> [DIRECTIVE]: Below are some entries. Transcribe the lines from the one holding "Write the matplotlib code for this chart." to the one holding "from matplotlib.patches import", inclusive, but not the pictures among them.

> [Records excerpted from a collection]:
*-*-*
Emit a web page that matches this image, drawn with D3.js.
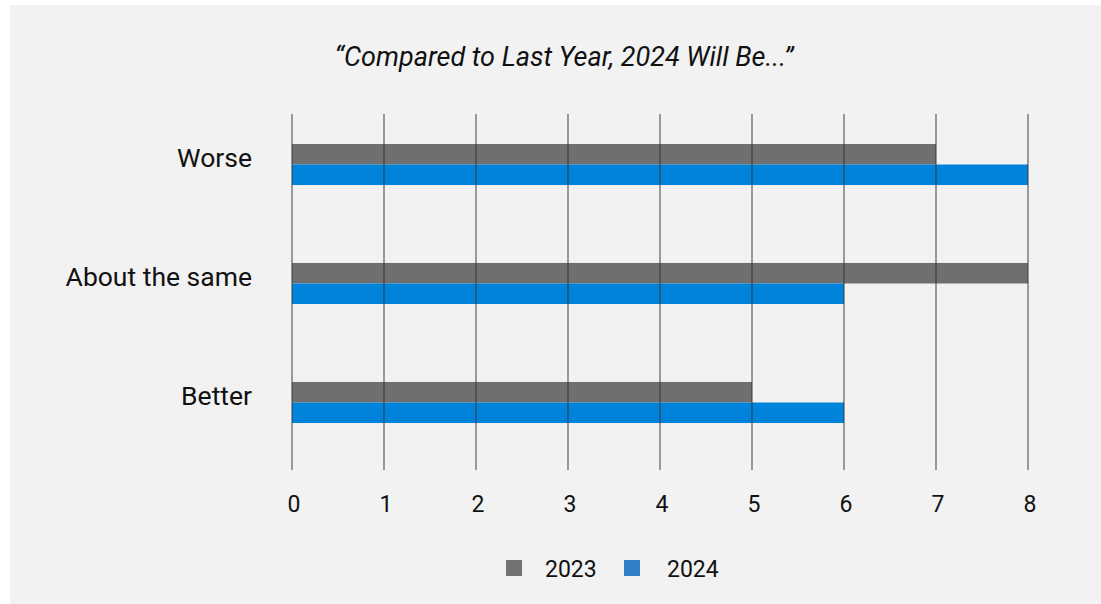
<!DOCTYPE html>
<html>
<head>
<meta charset="utf-8">
<script src="https://cdn.jsdelivr.net/npm/d3@7"></script>
<style>
  html, body { margin: 0; padding: 0; background: #ffffff; }
  svg { display: block; font-family: Roboto, "Noto Sans", sans-serif; }
</style>
</head>
<body>
<svg id="chart" width="1101" height="604"></svg>
<script>
const categories = ["Worse", "About the same", "Better"];
const seriesNames = ["2023", "2024"];
const values2023 = [7, 8, 5];
const values2024 = [8, 6, 6];
const xTicks = [0, 1, 2, 3, 4, 5, 6, 7, 8];
const title = "\u201CCompared to Last Year, 2024 Will Be...\u201D";

const barColors = { "2023": "#6f6f6f", "2024": "#0084db" };
const legendColors = { "2023": "#737373", "2024": "#3280c6" };

const svg = d3.select("#chart");

// panel background
svg.append("rect")
  .attr("x", 10).attr("y", 5)
  .attr("width", 1091).attr("height", 599)
  .attr("fill", "#f2f2f2");

const x = d3.scaleLinear().domain([0, 8]).range([292, 1028]);
const y = d3.scaleBand().domain(categories)
  .range([105, 462]).paddingInner(0.655).paddingOuter(0.3275);
const ySub = d3.scaleBand().domain(seriesNames).range([0, y.bandwidth()]);

const data = categories.map((c, i) => ({
  category: c,
  values: [
    { series: "2023", value: values2023[i] },
    { series: "2024", value: values2024[i] }
  ]
}));

// bars
const groups = svg.append("g").selectAll("g")
  .data(data).join("g")
  .attr("transform", d => `translate(0,${y(d.category)})`);

groups.selectAll("rect")
  .data(d => d.values).join("rect")
  .attr("x", x(0))
  .attr("y", d => ySub(d.series))
  .attr("width", d => x(d.value) - x(0))
  .attr("height", ySub.bandwidth())
  .attr("fill", d => barColors[d.series]);

// gridlines (on top, semi-transparent)
svg.append("g").selectAll("line")
  .data(xTicks).join("line")
  .attr("x1", d => x(d)).attr("x2", d => x(d))
  .attr("y1", 114).attr("y2", 470)
  .attr("stroke", "#333333")
  .attr("stroke-opacity", 0.55)
  .attr("stroke-width", 1.7);

// x tick labels
svg.append("g").selectAll("text")
  .data(xTicks).join("text")
  .attr("x", d => x(d) + 2)
  .attr("y", 512)
  .attr("text-anchor", "middle")
  .attr("font-size", 23)
  .attr("fill", "#111")
  .text(d => d);

// y category labels
svg.append("g").selectAll("text")
  .data(categories).join("text")
  .attr("x", 252)
  .attr("y", d => y(d) + y.bandwidth() / 2 + 2)
  .attr("text-anchor", "end")
  .attr("font-size", 26.5)
  .attr("fill", "#111")
  .text(d => d);

// title
svg.append("text")
  .attr("x", 564).attr("y", 66)
  .attr("text-anchor", "middle")
  .attr("font-size", 27)
  .attr("font-style", "italic")
  .attr("fill", "#111")
  .text(title);

// legend
const legendItems = [
  { name: "2023", sx: 506, tx: 545 },
  { name: "2024", sx: 624, tx: 667 }
];
const lg = svg.append("g");
lg.selectAll("rect").data(legendItems).join("rect")
  .attr("x", d => d.sx).attr("y", 560)
  .attr("width", 16).attr("height", 16)
  .attr("fill", d => legendColors[d.name]);
lg.selectAll("text").data(legendItems).join("text")
  .attr("x", d => d.tx).attr("y", 577)
  .attr("font-size", 23)
  .attr("fill", "#111")
  .text(d => d.name);
</script>
</body>
</html>
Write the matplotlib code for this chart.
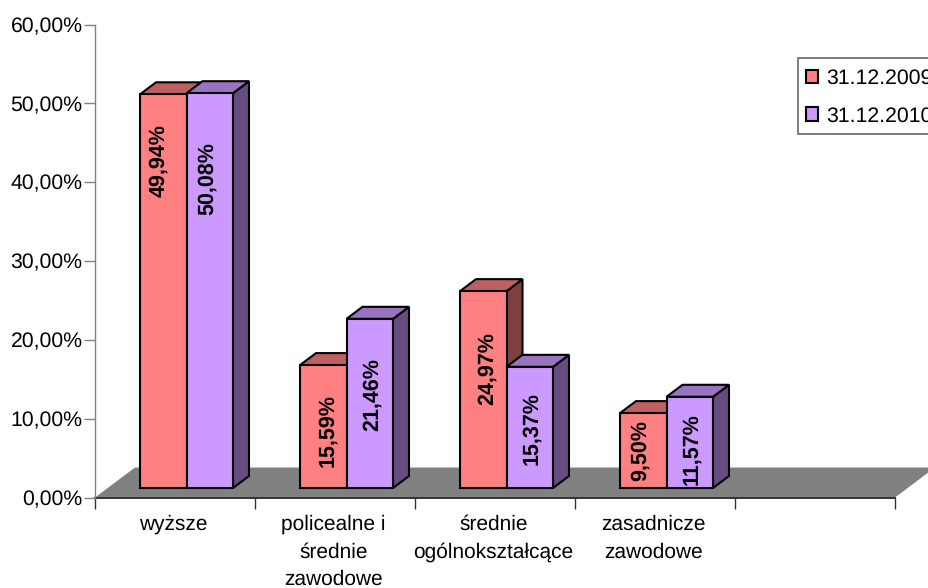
import matplotlib
matplotlib.use("Agg")
import matplotlib.pyplot as plt
from matplotlib.patches import Patch, Rectangle

plt.rcParams["font.family"] = ["Liberation Sans", "DejaVu Sans"]
plt.rcParams["text.hinting"] = "none"

categories = ["wyższe", "policealne i\nśrednie\nzawodowe", "średnie\nogólnokształcące", "zasadnicze\nzawodowe", ""]
series_names = ["31.12.2009", "31.12.2010"]
values_2009 = [49.94, 15.59, 24.97, 9.50]
values_2010 = [50.08, 21.46, 15.37, 11.57]
labels_2009 = ["49,94%", "15,59%", "24,97%", "9,50%"]
labels_2010 = ["50,08%", "21,46%", "15,37%", "11,57%"]
# where Excel put the rotated labels, in picture pixels
label_x_2009 = [159, 328, 487, 640]
label_x_2010 = [207, 372, 532, 692]
label_y_2009 = [161, 431, 369, 451]
label_y_2010 = [179, 395, 429, 449]
y_ticks = [0, 10, 20, 30, 40, 50, 60]

W, H = 929, 588
AX_LEFT, AX_BOTTOM, AX_TOP = 95, 497.5, 24.5
fig = plt.figure(figsize=(W / 100, H / 100), dpi=100)
ax = fig.add_axes([AX_LEFT / W, 1 - AX_BOTTOM / H, 800 / W, (AX_BOTTOM - AX_TOP) / H])
ax.set_xlim(0, 5)
ax.set_ylim(0, 60)

# fake 3d depth, in data units
px_x = 5 / 800
px_y = 60 / (AX_BOTTOM - AX_TOP)
floor_dx, floor_dy = 40 * px_x, 30 * px_y
bar_dx, bar_dy = 16 * px_x, 12 * px_y
base = 9.5 * px_y
bar_w = 46.5 * px_x
start = 45 * px_x

# floor
ax.fill([0, 5, 5 + floor_dx, floor_dx], [0, 0, floor_dy, floor_dy],
        color="#808080", lw=0, zorder=1, clip_on=False)


def draw_bar(x, val, front, top, side, z):
    y1 = base + val
    ax.fill([x + bar_w, x + bar_w + bar_dx, x + bar_w + bar_dx, x + bar_w],
            [base, base + bar_dy, y1 + bar_dy, y1],
            facecolor=side, edgecolor="black", lw=1.5, zorder=z, clip_on=False)
    ax.fill([x, x + bar_dx, x + bar_w + bar_dx, x + bar_w],
            [y1, y1 + bar_dy, y1 + bar_dy, y1],
            facecolor=top, edgecolor="black", lw=1.5, zorder=z, clip_on=False)
    ax.bar(x, val, width=bar_w, bottom=base, align="edge", facecolor=front,
           edgecolor="black", lw=1.5, zorder=z + 0.1, clip_on=False)


def label(px, py, txt):
    ax.text((px - AX_LEFT) * px_x, (AX_BOTTOM - py) * px_y, txt, rotation=90, ha="center", va="center",
            fontsize=15.5, fontweight="bold", zorder=20)


for i in range(len(values_2009)):
    x1 = i + start
    x2 = x1 + bar_w
    draw_bar(x1, values_2009[i], "#FF8080", "#BF6060", "#804040", 2 + i)
    draw_bar(x2, values_2010[i], "#CC99FF", "#9973BF", "#664C80", 2.5 + i)
    label(label_x_2009[i], label_y_2009[i], labels_2009[i])
    label(label_x_2010[i], label_y_2010[i], labels_2010[i])

# axes
for s in ["top", "right"]:
    ax.spines[s].set_visible(False)
ax.spines["left"].set_color("#808080")
ax.spines["left"].set_linewidth(1)
ax.spines["bottom"].set_color("#333333")
ax.spines["bottom"].set_linewidth(1.4)
ax.spines["bottom"].set_zorder(1.5)
ax.set_yticks(y_ticks)
ax.set_yticklabels([f"{t},00%" for t in y_ticks], fontsize=15.3)
ax.tick_params(axis="y", length=8, width=1, color="#808080", pad=1)
ax.set_xticks(range(6))
ax.set_xticklabels([])
ax.tick_params(axis="x", length=8, width=1, color="#333333")
for i, c in enumerate(categories):
    ax.text(i + 0.49, -2.2, c, ha="center", va="top", fontsize=15, linespacing=1.52)

# legend runs off the right edge like the original
fig.add_artist(Rectangle((798 / W, 1 - 134 / H), 140 / W, 76 / H, transform=fig.transFigure,
                         facecolor="white", edgecolor="#666666", lw=1.2))
handles = [Patch(facecolor="#FF8080", edgecolor="black", lw=1.5),
           Patch(facecolor="#CC99FF", edgecolor="black", lw=1.5)]
leg = fig.legend(handles, series_names, loc="upper left", bbox_to_anchor=(795 / W, 1 - 58 / H),
                 fontsize=15.3, frameon=False,
                 handlelength=0.6, handleheight=0.6, handletextpad=0.38,
                 labelspacing=0.85, borderpad=0.5, borderaxespad=0)

fig.savefig("out.png", dpi=100)
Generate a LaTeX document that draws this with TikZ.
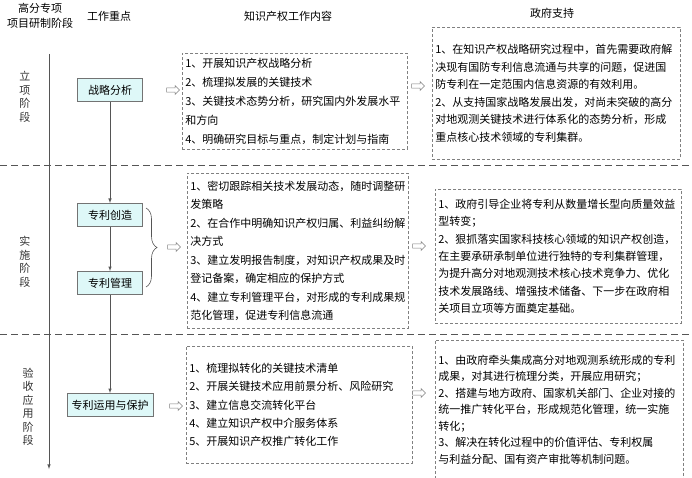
\documentclass[tikz,border=0pt]{standalone}
\usepackage{fontspec}
\setmainfont{Noto Sans CJK SC}
\usetikzlibrary{arrows,positioning,calc,shapes.arrows,decorations.pathreplacing}

\definecolor{boxcyan}{RGB}{222,248,248}
\definecolor{linegray}{RGB}{85,85,85}

\begin{document}
\begin{tikzpicture}[x=1pt,y=-1pt,
    focus/.style={draw=gray!90!black, line width=0.8pt, fill=boxcyan, minimum width=65pt, minimum height=23pt, inner xsep=4.5pt, font=\fontsize{11}{13}\selectfont},
    ipbox/.style={draw=gray, dash pattern=on 3pt off 2pt, line width=0.7pt, align=left, anchor=north west, inner xsep=3pt, inner ysep=0pt, font=\fontsize{11}{#1}\selectfont},
    hollow/.style={single arrow, draw=gray, fill=white, line width=0.5pt, minimum height=13pt, minimum width=9pt, single arrow head extend=1.5pt, inner sep=1pt},
    stage/.style={align=center, text width=12pt, font=\fontsize{11}{13.5}\selectfont, text=black!80},
    head/.style={align=center, font=\fontsize{11}{15}\selectfont},
    flow/.style={-latex, draw=linegray, line width=0.6pt},
    sep/.style={draw=linegray, line width=1pt, dash pattern=on 7pt off 4pt}]

    \useasboundingbox (0,0) rectangle (692,478);

    % column heads
    \node[head] (hstage) at (40,16) {高分专项\\项目研制阶段};
    \node[head] (hfocus) at (109,16) {工作重点};
    \node[head] (hip)    at (288,16) {知识产权工作内容};
    \node[head] (hgov)   at (552,13) {政府支持};

    % time axis
    \coordinate (ttop) at (49,54);
    \coordinate (tbot) at (49,469);
    \draw[flow] (ttop) -- (tbot);

    % stage borders
    \coordinate (s1l) at (0,166);
    \coordinate (s1r) at (692,166);
    \coordinate (s2l) at (0,334);
    \coordinate (s2r) at (692,334);
    \draw[sep] (s1l) -- (s1r);
    \draw[sep] (s2l) -- (s2r);

    % stages
    \node[stage] (st1) at (25,97)  {立\\项\\阶\\段};
    \node[stage] (st2) at (25,262) {实\\施\\阶\\段};
    \node[stage] (st3) at (28,407) {验\\收\\应\\用\\阶\\段};

    % work focus
    \node[focus] (zl) at (110,90)  {战略分析};
    \node[focus] (cz) at (110,215) {专利创造};
    \node[focus] (gl) at (110,283) {专利管理};
    \node[focus] (yy) at (110,405) {专利运用与保护};
    \draw[flow] (zl.south) -- (cz.north);
    \draw[flow] (cz.south) -- (gl.north);
    \draw[flow] (gl.south) -- (yy.north);

    % brace for the second stage
    \coordinate (bt) at (146,208);
    \coordinate (bb) at (146,287);
    \draw[draw=linegray, line width=0.6pt, decorate, decoration={brace, amplitude=11pt}] (bt) -- (bb);

    % ip work content
    \node[ipbox=19, minimum width=225pt, minimum height=96pt, text width=219pt] (ip1) at (182,53)
        {1、开展知识产权战略分析\\2、梳理拟发展的关键技术\\3、关键技术态势分析，研究国内外发展水平\\和方向\\4、明确研究目标与重点，制定计划与指南};
    \node[ipbox=18.5, minimum width=221pt, minimum height=155pt, text width=215pt] (ip2) at (187,173)
        {1、密切跟踪相关技术发展动态，随时调整研\\发策略\\2、在合作中明确知识产权归属、利益纠纷解\\决方式\\3、建立发明报告制度，对知识产权成果及时\\登记备案，确定相应的保护方式\\4、建立专利管理平台，对形成的专利成果规\\范化管理，促进专利信息流通};
    \node[ipbox=18.25, minimum width=226pt, minimum height=117pt, text width=220pt] (ip3) at (186,346)
        {1、梳理拟转化的关键技术清单\\2、开展关键技术应用前景分析、风险研究\\3、建立信息交流转化平台\\4、建立知识产权中介服务体系\\5、开展知识产权推广转化工作};

    % government support
    \node[ipbox=17.6, minimum width=248pt, minimum height=132pt, text width=242pt] (gov1) at (432,27)
        {1、在知识产权战略研究过程中，首先需要政府解\\决现有国防专利信息流通与共享的问题，促进国\\防专利在一定范围内信息资源的有效利用。\\2、从支持国家战略发展出发，对尚未突破的高分\\对地观测关键技术进行体系化的态势分析，形成\\重点核心技术领域的专利集群。};
    \node[ipbox=17.3, minimum width=246pt, minimum height=134pt, text width=240pt] (gov2) at (435,189)
        {1、政府引导企业将专利从数量增长型向质量效益\\型转变；\\2、狠抓落实国家科技核心领域的知识产权创造，\\在主要承研承制单位进行独特的专利集群管理，\\为提升高分对地观测技术核心技术竞争力、优化\\技术发展路线、增强技术储备、下一步在政府相\\关项目立项等方面奠定基础。};
    \node[ipbox=16.5, draw=none, minimum width=248pt, minimum height=138pt, text width=242pt] (gov3) at (435,340)
        {1、由政府牵头集成高分对地观测系统形成的专利\\成果，对其进行梳理分类，开展应用研究；\\2、搭建与地方政府、国家机关部门、企业对接的\\统一推广转化平台，形成规范化管理，统一实施\\转化；\\3、解决在转化过程中的价值评估、专利权属\\与利益分配、国有资产审批等机制问题。};
    \draw[draw=gray, dash pattern=on 3pt off 2pt, line width=0.7pt] (gov3.south west) -- (gov3.north west) -- (gov3.north east) -- (gov3.south east);

    % hollow arrows
    \node[hollow] (a1) at (172,90)  {};
    \node[hollow] (a2) at (173,247) {};
    \node[hollow] (a3) at (175,406) {};
    \node[hollow] (b1) at (417,86)  {};
    \node[hollow] (b2) at (418,246) {};
    \node[hollow] (b3) at (418,393) {};
\end{tikzpicture}
\end{document}
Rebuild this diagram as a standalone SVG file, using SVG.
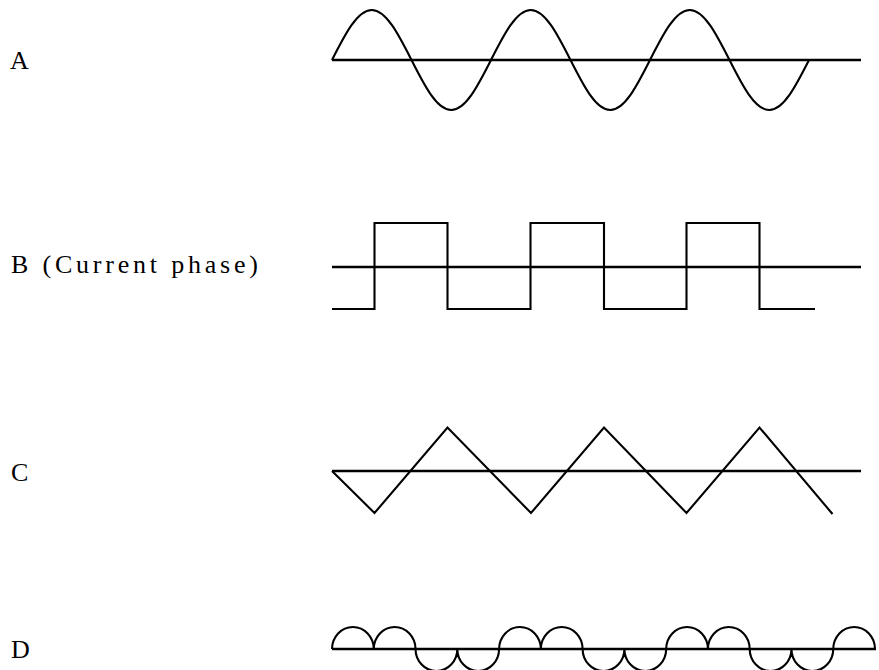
*-*-*
> [FINISHED ANSWER]:
Write the matplotlib code for this chart.
import matplotlib
matplotlib.use("Agg")
import matplotlib.pyplot as plt
from matplotlib.patches import Patch, Rectangle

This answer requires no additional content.